LIC has the potentiality to generate wealth for investors due to its consistent growth record, firm grip on market share and an enviable claims settlement record
The books of accounts of a life insurance company is necessarily moderated by the inputs provided by the actuary.
The initial public offering (IPO) of LIC is going to be a major event in the history and growth of the Indian securities market. LIC is not only an institution of systemic value to the nation but one of the largest investors in the stock market.
Stocks are valued on the basis of the net worth of a company, its potentiality for growth and generating profit. They depend on the sustainability of the business, ability to ride on the technology wave and the competence of the management to take on disruptions in its stride and continue to generate profit for shareholders.
Yardsticks of valuation LIC is a monolith not explored by the market so far. Life insurance companies are subjected to very different yardsticks of valuation and their real worth cannot be judged on the basis of recent profit or business performance. Life insurers are judged on the basis of the embedded value (EV) that they are able to create over a long period of time. Simply speaking, the EV is the current value of all premiums that the company expects in future from all the policies in its books as on a particular date. The calculation is a complex exercise conducted by an actuary who takes into account probable exits by death, lapsation, surrenders, maturity and estimates future income based on probable cash flow and likely rate of return on investments.
The books of accounts of a life insurance company is necessarily moderated by the inputs provided by the actuary. The Appointed Actuary of the company also submits to the company’s board a report on the financial health of the company as the visible figures do not necessarily reflect the strengths or weaknesses of a company. The potential investor must have some understanding of these technical aspects of the valuation of a life insurer before jumping into the fray with a fat purse.
Protection and annuity needs Protection as well as the annuity needs of the people will make the insurers grow for a long time. Hence, there is a very optimistic scenario unfolding as far as the profitability of the industry is concerned. It would be quite reasonable to expect very decent returns to the investors who would be eligible to buy LIC’s shares. So far the policyholders and the government alone benefited from the wealth creation by the nation’s best known brand.
As per the LIC Act 1956, out of the valuation surplus generated every year an amount equal to 5% is payable to the Government of India and the rest is allotted to the policyholders by way of reversionary bonus. It is expected that before the IPO the government will amend the LIC Act to allocate 10% of the surplus to the shareholders. Currently private sector insurers are entitled to 10% of the valuation surplus. In all the previous years, LIC has been declaring valuation surplus. For the year 2019-20, LIC’s valuation surplus has been `53,955 crore. This may provide a fair idea to the investing public about the earning potentiality of LIC’s scrips. LIC has the potentiality to consistently generate wealth for investors because of its consistent growth record, firm grip on market share for two decades since opening of the sector and an enviable claims settlement record. But a discerning investor will expect LIC to be more transparent and accountable in all its activities including the investment of its huge fund and allocation of bonus to policyholders.
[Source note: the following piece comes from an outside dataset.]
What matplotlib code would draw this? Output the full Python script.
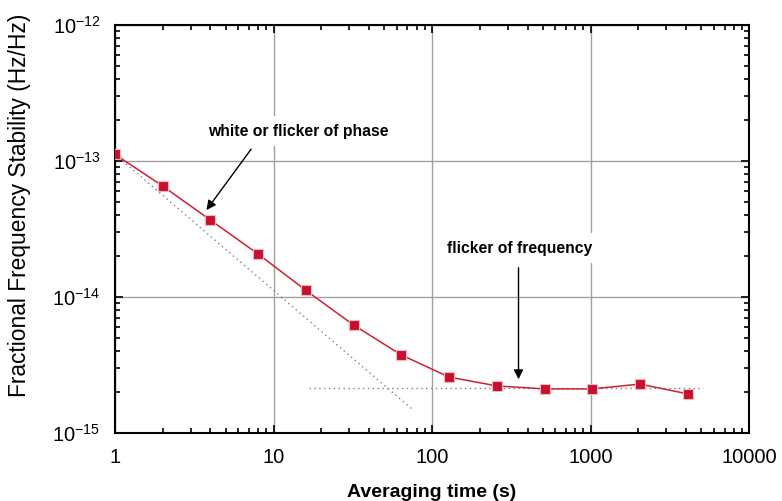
import numpy as np
import matplotlib.pyplot as plt
from matplotlib.ticker import LogLocator, NullFormatter

plt.rcParams['font.family'] = ['Liberation Sans', 'DejaVu Sans']
plt.rcParams['mathtext.fontset'] = 'custom'
plt.rcParams['mathtext.rm'] = 'Liberation Sans'

# Measured Allan deviation
tau = [1, 2, 4, 8, 16, 32, 64, 128, 256, 512, 1024, 2048, 4096]
adev = [1.12e-13, 6.55e-14, 3.68e-14, 2.07e-14, 1.12e-14, 6.22e-15, 3.75e-15,
        2.58e-15, 2.22e-15, 2.11e-15, 2.11e-15, 2.29e-15, 1.94e-15]

# Guide lines
white_tau = [1, 75]
white_adev = [1.12e-13, 1.12e-13 / 75]
flicker_tau = [16.7, 5150]
flicker_adev = [2.14e-15, 2.14e-15]

fig = plt.figure(figsize=(7.82, 5.01), dpi=100)
ax = fig.add_axes([0.147, 0.1357, 0.811, 0.8143])

ax.plot(white_tau, white_adev, linestyle=(0, (1, 2.5)), color='#808080', linewidth=1.0, zorder=2)
ax.plot(flicker_tau, flicker_adev, linestyle=(0, (1, 2.5)), color='#808080', linewidth=1.0, zorder=2)
ax.plot(tau, adev, color='#d02030', linewidth=1.1, marker='s', markersize=7.5,
        markerfacecolor='#c8102e', markeredgecolor='#f4b8c0', markeredgewidth=0.8, zorder=3)

ax.set_xscale('log')
ax.set_yscale('log')
ax.set_xlim(1, 10000)
ax.set_ylim(1e-15, 1e-12)

ax.grid(True, which='major', color='#a0a0a0', linewidth=1.0, zorder=0)
ax.set_axisbelow(True)

for s in ax.spines.values():
    s.set_linewidth(1.5)
ax.tick_params(which='both', direction='in', top=True, right=True, width=1.2)
ax.tick_params(which='major', length=6, labelsize=14.5)
ax.tick_params(axis='x', which='major', pad=11)
ax.tick_params(axis='y', which='major', pad=10.5)
ax.tick_params(which='minor', length=3.5)
ax.xaxis.set_minor_locator(LogLocator(base=10, subs=np.arange(2, 10), numticks=20))
ax.yaxis.set_minor_locator(LogLocator(base=10, subs=np.arange(2, 10), numticks=20))
ax.xaxis.set_minor_formatter(NullFormatter())
ax.yaxis.set_minor_formatter(NullFormatter())
ax.set_xticks([1, 10, 100, 1000, 10000])
ax.set_xticklabels(['1', '10', '100', '1000', '10000'])
ax.set_yticks([1e-15, 1e-14, 1e-13, 1e-12])
ax.set_yticklabels(['$10^{-15}$', '$10^{-14}$', '$10^{-13}$', '$10^{-12}$'])

ax.set_xlabel('Averaging time (s)', fontsize=14, fontweight='bold', labelpad=12)
ax.set_ylabel('Fractional Frequency Stability (Hz/Hz)', fontsize=16.4)
ax.yaxis.set_label_coords(-0.132, 0.559)

box = dict(boxstyle='square,pad=0.5', facecolor='white', edgecolor='none')
ax.text(14.4, 1.66e-13, 'white or flicker of phase', fontsize=11.3, fontweight='bold',
        ha='center', va='center', bbox=box, zorder=4)
ax.annotate('', xy=(3.69, 4.2e-14), xytext=(7.4, 1.27e-13),
            arrowprops=dict(arrowstyle='-|>', color='black', lw=1.0, mutation_scale=14), zorder=4)
ax.text(356, 2.29e-14, 'flicker of frequency', fontsize=11.3, fontweight='bold',
        ha='center', va='center', bbox=box, zorder=4)
ax.annotate('', xy=(351, 2.37e-15), xytext=(351, 1.72e-14),
            arrowprops=dict(arrowstyle='-|>', color='black', lw=1.0, mutation_scale=14), zorder=4)

fig.savefig('out.png', dpi=100)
As LIC’s fund size is higher than the total fund with mutual funds in India, investment decisions and returns will be closely monitored by the market and will greatly impact the share value. For commanding a high price, LIC will have to ensure that the employees and the managers disengage themselves from their old work habits and the management is able to take tough decisions with the interest of policyholders and shareholders only in mind.